Average Russians to Pay the Price of Energy Reform

Foreign shareholders of RAO UES of Russia

If people really don't want something, they will definitely find a way to get rid of it. This saying is especially true for Russia. The Slavic people won’t obey, and that’s it, its in their blood. Maybe, this is what is called the “Russian soul” that foreign people never understand.

Russian people do not like the head of Russian energy giant RAO UES of Russia (United Energy System of Russia). It does not matter if he is a good or a bad manager. It does not matter how he might be able settle things with the government and with the parliament.

Private enterprises are rushing away from RAO UES of Russia now. There is money in the country, and there is a certain economic growth as well. Why not use this money to get rid of Chubais and his company? The head of Russian Aluminium, Oleg Deripaska, ventured to set up an independent energy company in East Siberia, for example.

RusEnergy news agency wrote that several Russian enterprises announced the beginning or extension of their own programs for the production of energy. RAO UES officially welcomed this. However, regional energy companies did not like the idea at all. They are very concerned about the perspective of their autonomy against the background of the coming power industry reform.

It has always been a common thing in the West to equip industrial enterprises with their own energy capacities. American chemical, petroleum, pulp, and paper companies were producing their own electric power already in the 1970s. Furthermore, the companies produced cheap electric power for themselves, and also sold excessive power on the free market. The US Congress even tried to institute certain restrictions for alternative producers of the power. However, American industrial enterprises became players on the energy market already by the beginning of the 1980s.

Russian industrialists are currently at the beginning of the same road that their American colleagues traveled for 20 years. Russians are doing their best to catch up with them now. Gazprom approved a long-term program for its own electric power plants in 1995. At present moment, the Russian gas giant provides for ten percent of its electric power needs. The Yukos oil company spent a lot of money to purchase several electric power plants as well.

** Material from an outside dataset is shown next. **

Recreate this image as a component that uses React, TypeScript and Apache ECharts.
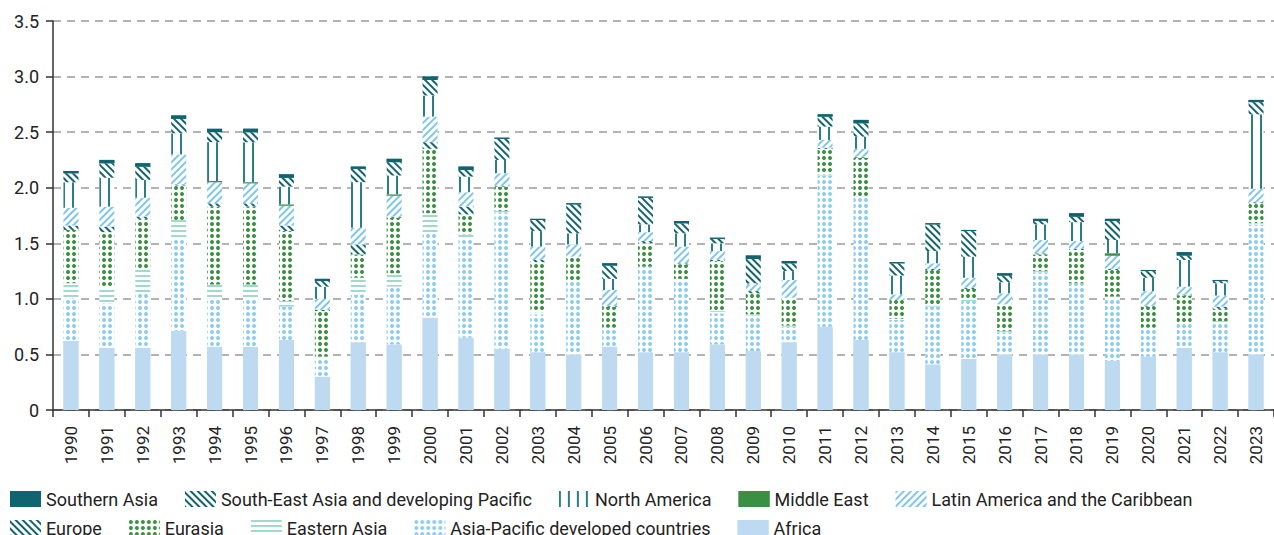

Metallurgic companies are working doingthe same thing as well. The Metallurgical Factory of Magnitogorsk produces 85-90% of its needed electric power of its own, for example.

This process will continue to grow and expand. Chubais’s reforms will eventually lead to a larger monopoly of the Russian market. A certain political and economic clan will govern the monopoly, whereas the other clans will have to obey. This state of things is not good for anyone, especially for foreign the minority shareholders of RAO UES of Russia.

It just so happens that "reformer" Anatoly Chubais and his company will concentrate their efforts on agricultural producers and the population. It will be the Russian people who will pay for the success (or the failure) of the reform of the power industry. However, Russians don't have to put up with it.